April 28, 2016

Stoops

I sat on my stoop last Friday, with a cup of coffee from the coffee shop down the street, “Good to see you, my dear,” she said as she passed me the cup. Soft and steady and without needing a response. A warm morning, summer steady on spring’s heels already, my favorite season in this neighborhood. Open car windows and 90s hip-hop and the trees with tiny leaves, we’re all emerging again. These blue-cracked-paint steps and a tiny promise to sit here on summer mornings, sipping coffee, letting the sun warm me, letting my neighborhood warm me. With gratitude for a summer without a 9am office time clock. And last Friday, with gratitude for the black car that rolled up with the window down and a life-force smile. With gratitude for the second cup of coffee from the coffee shop. “Black please, I’ll add the sugar.”

April 26, 2016

Battles

Last night the lightning woke me up before the thunder. I know it’s supposed to be the other way around. But that’s what happened. A flash of light bouncing off the walls, I could see with my eyes closed.
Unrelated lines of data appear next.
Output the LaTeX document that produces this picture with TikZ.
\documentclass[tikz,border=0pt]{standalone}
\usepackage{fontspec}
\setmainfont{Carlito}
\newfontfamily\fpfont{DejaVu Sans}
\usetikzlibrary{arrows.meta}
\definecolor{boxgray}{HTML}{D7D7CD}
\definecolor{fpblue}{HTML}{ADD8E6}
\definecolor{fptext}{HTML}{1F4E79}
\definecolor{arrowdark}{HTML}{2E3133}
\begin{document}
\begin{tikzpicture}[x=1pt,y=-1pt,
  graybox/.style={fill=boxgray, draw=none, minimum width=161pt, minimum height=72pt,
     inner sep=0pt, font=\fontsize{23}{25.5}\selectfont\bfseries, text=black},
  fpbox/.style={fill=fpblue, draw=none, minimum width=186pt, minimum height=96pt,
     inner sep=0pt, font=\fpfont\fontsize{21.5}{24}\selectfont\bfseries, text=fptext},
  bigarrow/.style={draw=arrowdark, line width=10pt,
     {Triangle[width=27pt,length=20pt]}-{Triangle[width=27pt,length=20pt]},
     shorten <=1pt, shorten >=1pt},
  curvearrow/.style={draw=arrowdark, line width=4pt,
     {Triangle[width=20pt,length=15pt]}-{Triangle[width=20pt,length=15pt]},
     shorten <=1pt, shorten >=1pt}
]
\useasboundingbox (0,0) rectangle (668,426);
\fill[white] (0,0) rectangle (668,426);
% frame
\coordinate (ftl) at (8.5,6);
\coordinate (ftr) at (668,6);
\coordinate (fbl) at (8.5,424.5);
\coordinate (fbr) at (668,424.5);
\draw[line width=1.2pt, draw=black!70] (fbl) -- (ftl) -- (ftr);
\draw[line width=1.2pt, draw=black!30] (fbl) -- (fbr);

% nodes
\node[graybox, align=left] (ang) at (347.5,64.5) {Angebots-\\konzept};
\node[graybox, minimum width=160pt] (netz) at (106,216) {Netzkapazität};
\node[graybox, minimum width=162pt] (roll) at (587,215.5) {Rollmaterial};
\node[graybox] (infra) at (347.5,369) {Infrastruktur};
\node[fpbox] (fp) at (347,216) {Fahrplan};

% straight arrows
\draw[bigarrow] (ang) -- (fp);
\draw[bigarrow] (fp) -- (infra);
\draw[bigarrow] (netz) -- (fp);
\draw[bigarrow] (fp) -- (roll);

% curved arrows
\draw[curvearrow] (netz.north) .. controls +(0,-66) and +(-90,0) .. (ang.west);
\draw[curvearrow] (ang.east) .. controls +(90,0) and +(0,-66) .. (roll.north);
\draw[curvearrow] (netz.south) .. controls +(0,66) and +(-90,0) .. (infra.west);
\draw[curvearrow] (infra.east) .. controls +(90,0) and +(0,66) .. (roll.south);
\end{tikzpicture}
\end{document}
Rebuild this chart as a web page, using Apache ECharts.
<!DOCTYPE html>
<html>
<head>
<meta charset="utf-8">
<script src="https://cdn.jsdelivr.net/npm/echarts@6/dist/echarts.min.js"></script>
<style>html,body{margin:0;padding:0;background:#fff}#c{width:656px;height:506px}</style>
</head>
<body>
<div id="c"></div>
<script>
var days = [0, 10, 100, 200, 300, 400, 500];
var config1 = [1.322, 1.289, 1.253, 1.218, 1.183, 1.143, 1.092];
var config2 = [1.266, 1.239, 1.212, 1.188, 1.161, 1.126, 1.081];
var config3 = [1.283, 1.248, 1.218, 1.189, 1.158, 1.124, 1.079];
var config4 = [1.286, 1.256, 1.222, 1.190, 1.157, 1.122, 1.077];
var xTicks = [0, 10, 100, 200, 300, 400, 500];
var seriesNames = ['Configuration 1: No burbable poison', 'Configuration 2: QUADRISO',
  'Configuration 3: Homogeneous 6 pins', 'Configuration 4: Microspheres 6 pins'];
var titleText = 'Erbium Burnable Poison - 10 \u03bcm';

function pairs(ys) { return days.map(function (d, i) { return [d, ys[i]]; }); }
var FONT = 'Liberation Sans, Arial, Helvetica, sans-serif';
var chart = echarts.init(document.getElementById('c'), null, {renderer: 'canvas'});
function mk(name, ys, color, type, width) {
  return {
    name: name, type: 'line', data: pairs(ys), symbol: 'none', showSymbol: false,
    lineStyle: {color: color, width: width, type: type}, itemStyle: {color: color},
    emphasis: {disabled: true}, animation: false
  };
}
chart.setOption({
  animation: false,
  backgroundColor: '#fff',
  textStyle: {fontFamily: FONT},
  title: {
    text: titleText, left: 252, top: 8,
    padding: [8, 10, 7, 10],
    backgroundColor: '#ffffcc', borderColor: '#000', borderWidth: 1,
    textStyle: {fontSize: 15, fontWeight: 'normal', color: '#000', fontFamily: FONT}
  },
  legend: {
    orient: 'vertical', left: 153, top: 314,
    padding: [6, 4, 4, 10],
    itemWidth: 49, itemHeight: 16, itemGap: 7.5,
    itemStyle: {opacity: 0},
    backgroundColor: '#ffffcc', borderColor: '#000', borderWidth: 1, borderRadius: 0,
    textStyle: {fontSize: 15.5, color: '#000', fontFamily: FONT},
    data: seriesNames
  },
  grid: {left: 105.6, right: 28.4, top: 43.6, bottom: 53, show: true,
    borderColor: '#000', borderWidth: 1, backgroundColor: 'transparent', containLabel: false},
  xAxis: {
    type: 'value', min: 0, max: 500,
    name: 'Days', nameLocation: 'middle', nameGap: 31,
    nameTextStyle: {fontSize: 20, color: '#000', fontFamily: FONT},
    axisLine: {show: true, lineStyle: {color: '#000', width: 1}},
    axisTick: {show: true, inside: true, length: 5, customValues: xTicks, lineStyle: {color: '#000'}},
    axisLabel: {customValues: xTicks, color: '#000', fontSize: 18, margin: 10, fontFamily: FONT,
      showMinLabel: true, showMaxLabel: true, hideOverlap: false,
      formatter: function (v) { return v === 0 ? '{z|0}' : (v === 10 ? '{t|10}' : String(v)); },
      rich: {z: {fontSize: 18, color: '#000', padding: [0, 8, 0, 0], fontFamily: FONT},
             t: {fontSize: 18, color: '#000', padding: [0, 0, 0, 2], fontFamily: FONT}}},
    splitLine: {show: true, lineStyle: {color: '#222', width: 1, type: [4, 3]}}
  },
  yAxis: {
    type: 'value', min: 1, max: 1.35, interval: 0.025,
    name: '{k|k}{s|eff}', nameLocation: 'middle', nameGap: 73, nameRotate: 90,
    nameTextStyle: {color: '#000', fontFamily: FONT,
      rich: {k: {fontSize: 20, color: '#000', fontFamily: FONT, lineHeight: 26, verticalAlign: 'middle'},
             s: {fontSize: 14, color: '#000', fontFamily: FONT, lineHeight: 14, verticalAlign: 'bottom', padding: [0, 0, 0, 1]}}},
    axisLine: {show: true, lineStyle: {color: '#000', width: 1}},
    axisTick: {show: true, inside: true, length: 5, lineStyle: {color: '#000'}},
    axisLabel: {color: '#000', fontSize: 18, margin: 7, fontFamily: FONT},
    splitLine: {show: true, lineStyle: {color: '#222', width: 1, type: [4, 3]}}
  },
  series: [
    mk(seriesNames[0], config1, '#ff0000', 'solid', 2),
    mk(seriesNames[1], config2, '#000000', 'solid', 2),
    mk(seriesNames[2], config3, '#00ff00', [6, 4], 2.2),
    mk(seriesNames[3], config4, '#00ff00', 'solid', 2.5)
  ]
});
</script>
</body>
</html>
It snowed in Maine this afternoon, and we had 80 degrees and sunburns here just a few days ago. “New England weather,” we’d grumble, but I no longer can lay claim to that title, have laid it down among the sharp swords of battles lost.

Losing battles I’ve walked away from, crawled away from, pulled my bones by their skin far enough away to feel the flames of the battlefield scorch only second degree burns.

Or perhaps battles won. So often the destruction looks the same.